The depressed prices that Bangladesh’s ready-made manufacturers are receiving for their products may seem surprising, given how busy the industry is.

Rowman explains: ‘The sector is experiencing a dramatic rise in orders due to the increased global demand. The number of orders placed for winter is high, and even higher for spring and summer, but the average ready-made garment unit price did not increase, as one would expect from rising demand. We have excess capacity for generic products like t-shirts in Bangladesh, but there’s a lack of product diversification. Too many vendors are competing for the same orders in the basic need category.’

Beyond the basics

Diversification of product is key to the sector’s future. ‘The majority of manufacturers are producing five basic items – t-shirts, trousers, shirts, jackets and sweaters,’ Hossain says. ‘Hardly any produce anything high-end, like leather goods. Meanwhile Vietnam is producing a lot of these goods. Our industry is huge and has 40 years of history; we should be able to produce different high-end products.’

The basic nature of the range and an inability to make niche products is acting as a brake. Swimwear has seen a spike in demand, but it is a product line that simply highlights other problems. The man-made fabric has to be imported, mainly from China, until Bangladesh can develop a domestic supply. This means depending on an increasingly expensive supply chain that brings other complexities with it.

‘We are highly dependent on China for our raw materials, and it creates huge risk,’ Rowman says. ‘I received an email in September explaining that recent changes in China’s environmental policies means there will be a steep rise in price, followed by restriction in production capacity and deliveries.’ Many garment businesses also have full order books, making diversification difficult.

It isn’t only the export basket that needs diversifying. ‘In addition to products, markets need diversifying,’ says Hossain. ‘The Middle East is a US$10bn market, of which we have only 5%. As a Muslim country, we have good relations with them. Some are saying we should have 40% of that market, so there’s great potential.’

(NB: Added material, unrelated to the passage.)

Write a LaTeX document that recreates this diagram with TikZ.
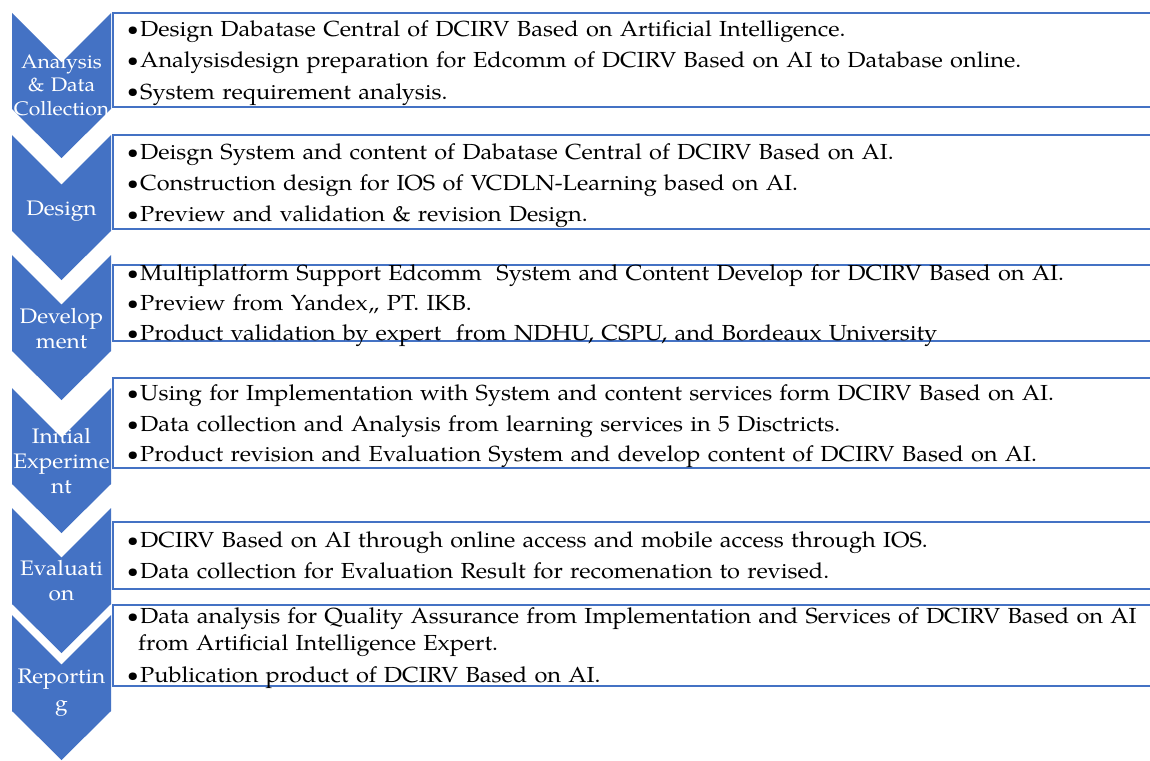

‘Bangladesh corporate culture has changed dramatically. I have professional accountants in every department’

Trade winds

Trade policy is vital to the industry, and coming off tariff-free deals under the European Union’s generalised scheme of preference (GSP) in 2027 – as a result of achieving middle-income country status – could be problematic. Vietnam has signed a free-trade agreement with the EU, which will allow its producers to undercut Bangladesh.

‘It’s a challenge we have to face,’ Choudhury says. ‘We need to undertake difficult negotiations, especially with the EU and America. We have only six years to work it out.’

Hossain agrees: ‘We must go for a future free-trade agreement, a GSP-plus or bilateral agreements. We have to do it.’

Rowman has faith in the government. ‘It is highly focused on increasing foreign direct investment [FDI]. Many economic zones are under development for securing FDI, which will raise our capacity to capture more markets.’

Steps are also being taken to reduce bureaucracy, there is a new export authority, as well as plans to improve the skills and education of the workforce – something Hossain describes as ‘a must’.

Bright future

Rowman remains positive about the future. ‘Bangladesh corporate culture has changed dramatically. I have professional accountants in every department, professionals in supply chain management, even in production planning. If everything in finance and production is aligned with the business, then our sustainability and growth is assured.’

Choudhury is confident too. ‘We’re one of the fastest-growing nations and we’re very optimistic that ready-made garments will be in a much better scenario. We have a huge young population, which we can engage in the development of our country.’

There is no doubt that the Bangladesh garment sector is facing challenges, but the industry is taking steps to address them. Covid is in abeyance, the green policy will pay dividends in the longer term, the government is moving positively both domestically and internationally, while the pandemic is causing problems for rival Vietnam. The garment trade never stays still, as fashions and trends change. ‘It’s really exciting,’ says Hossain, ‘but there’s a lot of stress.’